> [INFORMATION SHOWN]
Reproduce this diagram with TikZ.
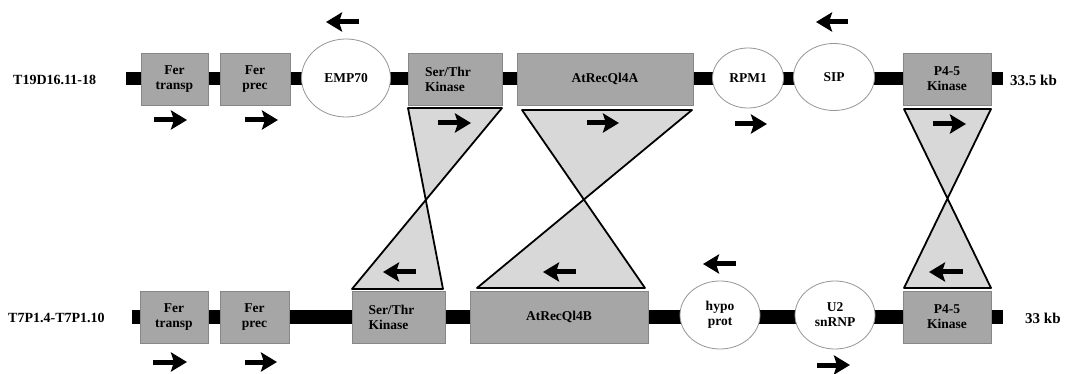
\documentclass[tikz,border=0pt]{standalone}
\usepackage{fontspec}
\setmainfont{Liberation Serif}
\usetikzlibrary{arrows.meta,shapes.geometric,calc}
\definecolor{boxgray}{RGB}{166,166,166}
\definecolor{boxedge}{RGB}{135,135,135}
\definecolor{trigray}{RGB}{216,216,216}
\definecolor{elledge}{RGB}{150,150,150}
\tikzset{
  genebox/.style={draw=boxedge, fill=boxgray, line width=0.8pt, minimum height=52pt,
    inner sep=0pt, font=\fontsize{13.5}{15}\selectfont\bfseries, align=center},
  geneell/.style={ellipse, draw=elledge, fill=white, line width=0.8pt, inner sep=0pt,
    font=\fontsize{13.5}{15}\selectfont\bfseries, align=center},
  backbone/.style={line width=13pt, black},
  tri/.style={fill=trigray},
  triline/.style={line width=1.8pt, black, line cap=round},
  dirarrow/.style={-{Stealth[length=16pt,width=19pt,inset=3pt]}, line width=5pt, black},
  rowlabel/.style={font=\fontsize{14}{16}\selectfont\bfseries, inner sep=0pt},
  kblabel/.style={font=\fontsize{15}{17}\selectfont\bfseries, inner sep=0pt}
}
\begin{document}
\begin{tikzpicture}[x=1pt,y=-1pt]
\useasboundingbox[fill=white] (0,0) rectangle (1077,374);

% backbones
\coordinate (L1) at (126,79);
\coordinate (R1) at (1003,79);
\coordinate (L2) at (132,317);
\coordinate (R2) at (1003,317);
\draw[backbone] (L1) -- (R1);
\draw[backbone] (L2) -- (R2);

% row labels
\node[rowlabel, anchor=west] (lab1) at (13,80) {T19D16.11-18};
\node[rowlabel, anchor=west] (lab2) at (8,318) {T7P1.4-T7P1.10};
\node[kblabel, anchor=west] (kb1) at (1010,80) {33.5 kb};
\node[kblabel, anchor=west] (kb2) at (1025,318) {33 kb};

% top row genes
\node[genebox, minimum width=67pt] (fert1) at (174.5,79) {Fer\\transp};
\node[genebox, minimum width=70pt] (ferp1) at (255,79) {Fer\\prec};
\node[geneell, minimum width=89pt, minimum height=78pt] (emp) at (346,78) {EMP70};
\node[genebox, minimum width=94pt, text width=60pt, align=left] (st1) at (455,79) {Ser/Thr\\Kinase};
\node[genebox, minimum width=176pt] (reca) at (605,79) {AtRecQl4A};
\node[geneell, minimum width=71pt, minimum height=60pt] (rpm) at (748,78) {RPM1};
\node[geneell, minimum width=81pt, minimum height=67pt] (sip) at (834,77) {SIP};
\node[genebox, minimum width=88pt] (pk1) at (947,79) {P4-5\\Kinase};

% bottom row genes
\node[genebox, minimum width=68pt] (fert2) at (174,317) {Fer\\transp};
\node[genebox, minimum width=69pt] (ferp2) at (254.5,317) {Fer\\prec};
\node[genebox, minimum width=93pt, text width=60pt, align=left] (st2) at (398.5,317) {Ser/Thr\\Kinase};
\node[genebox, minimum width=178pt] (recb) at (559,317) {AtRecQl4B};
\node[geneell, minimum width=80pt, minimum height=68pt] (hypo) at (720,315) {hypo\\prot};
\node[geneell, minimum width=80pt, minimum height=68pt] (u2) at (835,315) {U2\\snRNP};
\node[genebox, minimum width=88pt] (pk2) at (947,317) {P4-5\\Kinase};

% Ser/Thr inversion
\coordinate (s1) at (408,108);
\coordinate (s2) at (502,108);
\coordinate (s3) at (352,289);
\coordinate (s4) at (443,289);
\coordinate (sx) at (intersection of s1--s4 and s2--s3);
\fill[tri] (s1) -- (s2) -- (sx) -- cycle;
\fill[tri] (sx) -- (s3) -- (s4) -- cycle;
\draw[triline] (s1) -- (s2) (s1) -- (s4) (s2) -- (s3) (s3) -- (s4);

% AtRecQl4 inversion
\coordinate (a1) at (522,110);
\coordinate (a2) at (692,110);
\coordinate (a3) at (477,288);
\coordinate (a4) at (645,288);
\coordinate (ax) at (intersection of a1--a4 and a2--a3);
\fill[tri] (a1) -- (a2) -- (ax) -- cycle;
\fill[tri] (ax) -- (a3) -- (a4) -- cycle;
\draw[triline] (a1) -- (a2) (a1) -- (a4) (a2) -- (a3) (a3) -- (a4);

% P4-5 inversion
\coordinate (p1) at (904,109);
\coordinate (p2) at (991,109);
\coordinate (p3) at (904,288);
\coordinate (p4) at (991,288);
\coordinate (px) at (intersection of p1--p4 and p2--p3);
\fill[tri] (p1) -- (p2) -- (px) -- cycle;
\fill[tri] (px) -- (p3) -- (p4) -- cycle;
\draw[triline] (p1) -- (p2) (p1) -- (p4) (p2) -- (p3) (p3) -- (p4);

% direction arrows, top row
\draw[dirarrow] (359,22) -- (326,22);
\draw[dirarrow] (848,22) -- (816,22);
\draw[dirarrow] (154,120) -- (187,120);
\draw[dirarrow] (245,120) -- (278,120);
\draw[dirarrow] (438,123) -- (471,123);
\draw[dirarrow] (587,123) -- (619,123);
\draw[dirarrow] (735,124) -- (767,124);
\draw[dirarrow] (933,124) -- (966,124);

% direction arrows, bottom row
\draw[dirarrow] (416,272) -- (383,272);
\draw[dirarrow] (576,272) -- (543,272);
\draw[dirarrow] (736,264) -- (703,264);
\draw[dirarrow] (963,272) -- (929,272);
\draw[dirarrow] (153,362) -- (187,362);
\draw[dirarrow] (245,362) -- (277,362);
\draw[dirarrow] (817,365) -- (850,365);
\end{tikzpicture}
\end{document}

> [YOUR INSTRUCTIONS]
Omit the pictures, and quote the material above exactly as given.

> [SOLUTION TO THE PROBLEM]
Reproduce this diagram with TikZ.
\documentclass[tikz,border=0pt]{standalone}
\usepackage{fontspec}
\setmainfont{Liberation Serif}
\usetikzlibrary{arrows.meta,shapes.geometric,calc}
\definecolor{boxgray}{RGB}{166,166,166}
\definecolor{boxedge}{RGB}{135,135,135}
\definecolor{trigray}{RGB}{216,216,216}
\definecolor{elledge}{RGB}{150,150,150}
\tikzset{
  genebox/.style={draw=boxedge, fill=boxgray, line width=0.8pt, minimum height=52pt,
    inner sep=0pt, font=\fontsize{13.5}{15}\selectfont\bfseries, align=center},
  geneell/.style={ellipse, draw=elledge, fill=white, line width=0.8pt, inner sep=0pt,
    font=\fontsize{13.5}{15}\selectfont\bfseries, align=center},
  backbone/.style={line width=13pt, black},
  tri/.style={fill=trigray},
  triline/.style={line width=1.8pt, black, line cap=round},
  dirarrow/.style={-{Stealth[length=16pt,width=19pt,inset=3pt]}, line width=5pt, black},
  rowlabel/.style={font=\fontsize{14}{16}\selectfont\bfseries, inner sep=0pt},
  kblabel/.style={font=\fontsize{15}{17}\selectfont\bfseries, inner sep=0pt}
}
\begin{document}
\begin{tikzpicture}[x=1pt,y=-1pt]
\useasboundingbox[fill=white] (0,0) rectangle (1077,374);

% backbones
\coordinate (L1) at (126,79);
\coordinate (R1) at (1003,79);
\coordinate (L2) at (132,317);
\coordinate (R2) at (1003,317);
\draw[backbone] (L1) -- (R1);
\draw[backbone] (L2) -- (R2);

% row labels
\node[rowlabel, anchor=west] (lab1) at (13,80) {T19D16.11-18};
\node[rowlabel, anchor=west] (lab2) at (8,318) {T7P1.4-T7P1.10};
\node[kblabel, anchor=west] (kb1) at (1010,80) {33.5 kb};
\node[kblabel, anchor=west] (kb2) at (1025,318) {33 kb};

% top row genes
\node[genebox, minimum width=67pt] (fert1) at (174.5,79) {Fer\\transp};
\node[genebox, minimum width=70pt] (ferp1) at (255,79) {Fer\\prec};
\node[geneell, minimum width=89pt, minimum height=78pt] (emp) at (346,78) {EMP70};
\node[genebox, minimum width=94pt, text width=60pt, align=left] (st1) at (455,79) {Ser/Thr\\Kinase};
\node[genebox, minimum width=176pt] (reca) at (605,79) {AtRecQl4A};
\node[geneell, minimum width=71pt, minimum height=60pt] (rpm) at (748,78) {RPM1};
\node[geneell, minimum width=81pt, minimum height=67pt] (sip) at (834,77) {SIP};
\node[genebox, minimum width=88pt] (pk1) at (947,79) {P4-5\\Kinase};

% bottom row genes
\node[genebox, minimum width=68pt] (fert2) at (174,317) {Fer\\transp};
\node[genebox, minimum width=69pt] (ferp2) at (254.5,317) {Fer\\prec};
\node[genebox, minimum width=93pt, text width=60pt, align=left] (st2) at (398.5,317) {Ser/Thr\\Kinase};
\node[genebox, minimum width=178pt] (recb) at (559,317) {AtRecQl4B};
\node[geneell, minimum width=80pt, minimum height=68pt] (hypo) at (720,315) {hypo\\prot};
\node[geneell, minimum width=80pt, minimum height=68pt] (u2) at (835,315) {U2\\snRNP};
\node[genebox, minimum width=88pt] (pk2) at (947,317) {P4-5\\Kinase};

% Ser/Thr inversion
\coordinate (s1) at (408,108);
\coordinate (s2) at (502,108);
\coordinate (s3) at (352,289);
\coordinate (s4) at (443,289);
\coordinate (sx) at (intersection of s1--s4 and s2--s3);
\fill[tri] (s1) -- (s2) -- (sx) -- cycle;
\fill[tri] (sx) -- (s3) -- (s4) -- cycle;
\draw[triline] (s1) -- (s2) (s1) -- (s4) (s2) -- (s3) (s3) -- (s4);

% AtRecQl4 inversion
\coordinate (a1) at (522,110);
\coordinate (a2) at (692,110);
\coordinate (a3) at (477,288);
\coordinate (a4) at (645,288);
\coordinate (ax) at (intersection of a1--a4 and a2--a3);
\fill[tri] (a1) -- (a2) -- (ax) -- cycle;
\fill[tri] (ax) -- (a3) -- (a4) -- cycle;
\draw[triline] (a1) -- (a2) (a1) -- (a4) (a2) -- (a3) (a3) -- (a4);

% P4-5 inversion
\coordinate (p1) at (904,109);
\coordinate (p2) at (991,109);
\coordinate (p3) at (904,288);
\coordinate (p4) at (991,288);
\coordinate (px) at (intersection of p1--p4 and p2--p3);
\fill[tri] (p1) -- (p2) -- (px) -- cycle;
\fill[tri] (px) -- (p3) -- (p4) -- cycle;
\draw[triline] (p1) -- (p2) (p1) -- (p4) (p2) -- (p3) (p3) -- (p4);

% direction arrows, top row
\draw[dirarrow] (359,22) -- (326,22);
\draw[dirarrow] (848,22) -- (816,22);
\draw[dirarrow] (154,120) -- (187,120);
\draw[dirarrow] (245,120) -- (278,120);
\draw[dirarrow] (438,123) -- (471,123);
\draw[dirarrow] (587,123) -- (619,123);
\draw[dirarrow] (735,124) -- (767,124);
\draw[dirarrow] (933,124) -- (966,124);

% direction arrows, bottom row
\draw[dirarrow] (416,272) -- (383,272);
\draw[dirarrow] (576,272) -- (543,272);
\draw[dirarrow] (736,264) -- (703,264);
\draw[dirarrow] (963,272) -- (929,272);
\draw[dirarrow] (153,362) -- (187,362);
\draw[dirarrow] (245,362) -- (277,362);
\draw[dirarrow] (817,365) -- (850,365);
\end{tikzpicture}
\end{document}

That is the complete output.